## PROBLEM DETAILS
Skipping all pictures, set down the lines of the listing from the first through the one with "import * as".

[BEGIN COLLECTED MATERIAL]

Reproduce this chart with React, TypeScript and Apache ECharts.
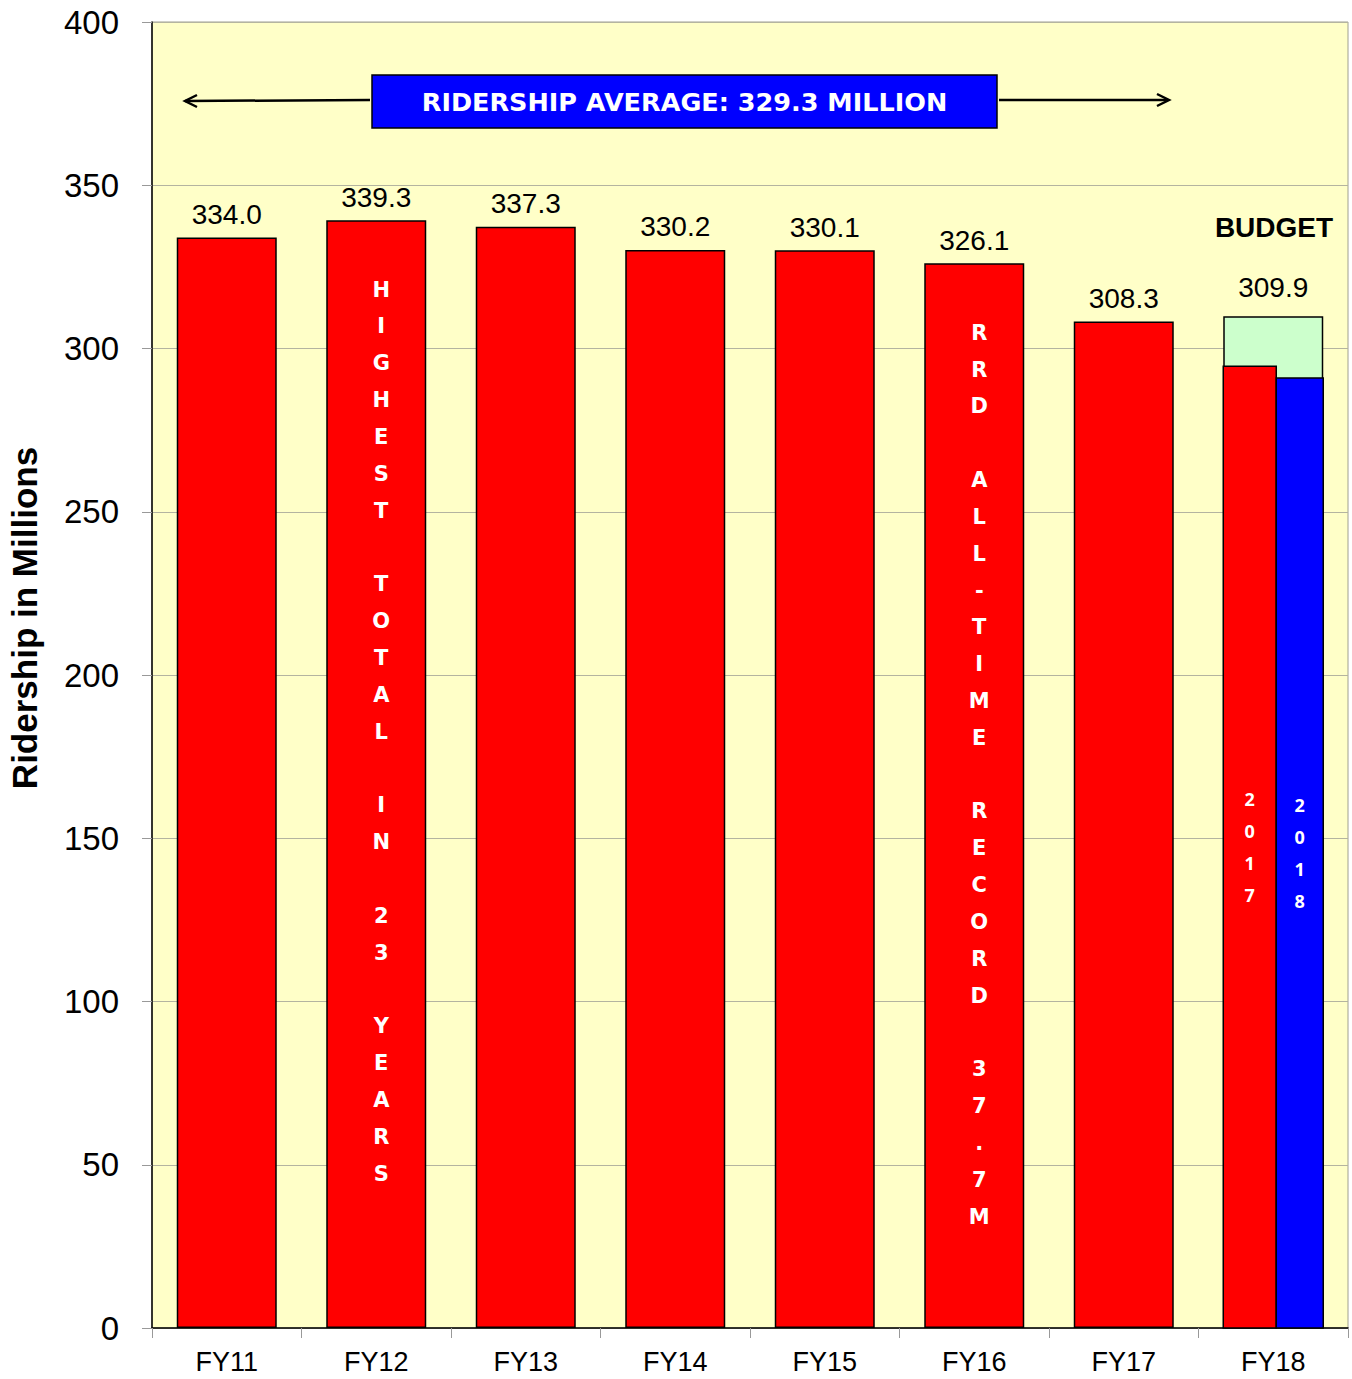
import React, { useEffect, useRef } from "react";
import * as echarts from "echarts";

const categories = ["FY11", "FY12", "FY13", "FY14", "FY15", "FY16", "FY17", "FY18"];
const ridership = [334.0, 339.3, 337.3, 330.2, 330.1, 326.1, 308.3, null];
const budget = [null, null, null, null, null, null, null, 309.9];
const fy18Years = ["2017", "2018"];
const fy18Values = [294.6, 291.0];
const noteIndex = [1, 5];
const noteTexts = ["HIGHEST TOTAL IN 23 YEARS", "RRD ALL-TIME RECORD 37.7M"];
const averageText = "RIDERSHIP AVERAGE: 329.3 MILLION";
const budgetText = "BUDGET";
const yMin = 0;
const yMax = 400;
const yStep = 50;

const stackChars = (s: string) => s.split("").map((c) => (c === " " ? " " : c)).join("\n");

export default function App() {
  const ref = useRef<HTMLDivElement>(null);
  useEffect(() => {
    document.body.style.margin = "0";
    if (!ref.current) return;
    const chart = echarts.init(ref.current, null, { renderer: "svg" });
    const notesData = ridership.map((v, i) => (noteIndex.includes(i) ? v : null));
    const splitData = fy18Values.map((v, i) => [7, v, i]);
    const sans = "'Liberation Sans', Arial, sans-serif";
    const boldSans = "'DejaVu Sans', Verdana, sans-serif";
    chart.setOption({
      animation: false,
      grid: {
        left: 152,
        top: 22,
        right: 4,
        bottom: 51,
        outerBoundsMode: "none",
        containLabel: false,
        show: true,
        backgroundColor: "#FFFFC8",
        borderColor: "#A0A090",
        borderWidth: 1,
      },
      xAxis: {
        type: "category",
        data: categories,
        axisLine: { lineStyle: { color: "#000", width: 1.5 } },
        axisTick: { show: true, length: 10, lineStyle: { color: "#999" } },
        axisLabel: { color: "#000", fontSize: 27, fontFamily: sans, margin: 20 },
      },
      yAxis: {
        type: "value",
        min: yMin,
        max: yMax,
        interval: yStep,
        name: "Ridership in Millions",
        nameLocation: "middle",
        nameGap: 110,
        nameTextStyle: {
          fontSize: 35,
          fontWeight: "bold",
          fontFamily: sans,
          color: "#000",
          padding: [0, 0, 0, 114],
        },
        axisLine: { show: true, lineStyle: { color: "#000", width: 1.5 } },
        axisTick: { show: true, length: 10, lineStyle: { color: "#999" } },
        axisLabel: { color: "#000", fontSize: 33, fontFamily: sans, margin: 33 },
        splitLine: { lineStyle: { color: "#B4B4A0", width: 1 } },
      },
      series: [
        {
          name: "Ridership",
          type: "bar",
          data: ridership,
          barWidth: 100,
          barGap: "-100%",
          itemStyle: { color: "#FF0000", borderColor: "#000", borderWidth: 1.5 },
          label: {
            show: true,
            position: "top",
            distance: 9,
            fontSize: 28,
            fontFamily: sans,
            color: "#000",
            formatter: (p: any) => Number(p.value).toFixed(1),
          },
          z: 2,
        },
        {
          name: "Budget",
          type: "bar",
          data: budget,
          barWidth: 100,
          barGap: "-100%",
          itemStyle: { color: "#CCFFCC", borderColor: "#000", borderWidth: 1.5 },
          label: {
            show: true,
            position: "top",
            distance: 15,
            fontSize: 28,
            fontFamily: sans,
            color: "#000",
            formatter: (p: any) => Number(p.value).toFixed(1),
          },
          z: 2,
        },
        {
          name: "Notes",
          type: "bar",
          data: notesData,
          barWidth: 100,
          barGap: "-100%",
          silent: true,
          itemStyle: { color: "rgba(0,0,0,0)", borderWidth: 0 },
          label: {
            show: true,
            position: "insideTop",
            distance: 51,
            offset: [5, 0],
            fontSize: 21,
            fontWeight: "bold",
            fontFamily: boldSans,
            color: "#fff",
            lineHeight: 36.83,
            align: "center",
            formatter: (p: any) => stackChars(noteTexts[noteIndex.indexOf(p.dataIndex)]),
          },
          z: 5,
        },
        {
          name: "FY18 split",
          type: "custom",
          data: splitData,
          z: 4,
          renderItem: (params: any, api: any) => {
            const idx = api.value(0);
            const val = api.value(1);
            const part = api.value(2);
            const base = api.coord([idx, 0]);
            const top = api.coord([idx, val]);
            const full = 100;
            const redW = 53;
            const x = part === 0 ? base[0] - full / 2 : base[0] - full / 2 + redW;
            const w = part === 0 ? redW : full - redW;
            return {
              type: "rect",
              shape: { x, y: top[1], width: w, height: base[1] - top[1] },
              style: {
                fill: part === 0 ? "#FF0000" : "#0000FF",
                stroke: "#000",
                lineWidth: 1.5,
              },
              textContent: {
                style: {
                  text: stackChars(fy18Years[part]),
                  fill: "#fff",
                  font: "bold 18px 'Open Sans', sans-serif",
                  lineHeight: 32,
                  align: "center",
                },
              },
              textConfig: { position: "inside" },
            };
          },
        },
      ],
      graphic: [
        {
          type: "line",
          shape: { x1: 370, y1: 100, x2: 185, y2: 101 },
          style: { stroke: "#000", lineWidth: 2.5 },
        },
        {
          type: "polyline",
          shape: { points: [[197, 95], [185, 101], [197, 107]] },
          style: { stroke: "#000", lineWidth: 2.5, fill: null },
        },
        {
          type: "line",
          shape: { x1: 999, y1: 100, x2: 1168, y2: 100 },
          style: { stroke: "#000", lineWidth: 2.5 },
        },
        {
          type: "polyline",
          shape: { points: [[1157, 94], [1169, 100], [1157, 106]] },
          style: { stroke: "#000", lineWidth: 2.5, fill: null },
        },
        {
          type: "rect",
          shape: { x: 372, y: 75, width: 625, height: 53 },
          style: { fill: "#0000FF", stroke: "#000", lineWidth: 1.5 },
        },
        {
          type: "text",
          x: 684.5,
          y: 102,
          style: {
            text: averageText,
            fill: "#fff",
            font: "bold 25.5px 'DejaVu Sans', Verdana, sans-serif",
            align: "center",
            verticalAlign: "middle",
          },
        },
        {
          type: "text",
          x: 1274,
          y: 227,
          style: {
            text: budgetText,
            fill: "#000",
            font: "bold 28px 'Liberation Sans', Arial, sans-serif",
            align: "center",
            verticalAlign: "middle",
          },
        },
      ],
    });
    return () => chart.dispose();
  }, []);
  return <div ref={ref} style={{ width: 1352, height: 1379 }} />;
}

[END COLLECTED MATERIAL]

## OUTPUT FOR THIS EXERCISE
Reproduce this chart with React, TypeScript and Apache ECharts.
import React, { useEffect, useRef } from "react";
import * as echarts from "echarts";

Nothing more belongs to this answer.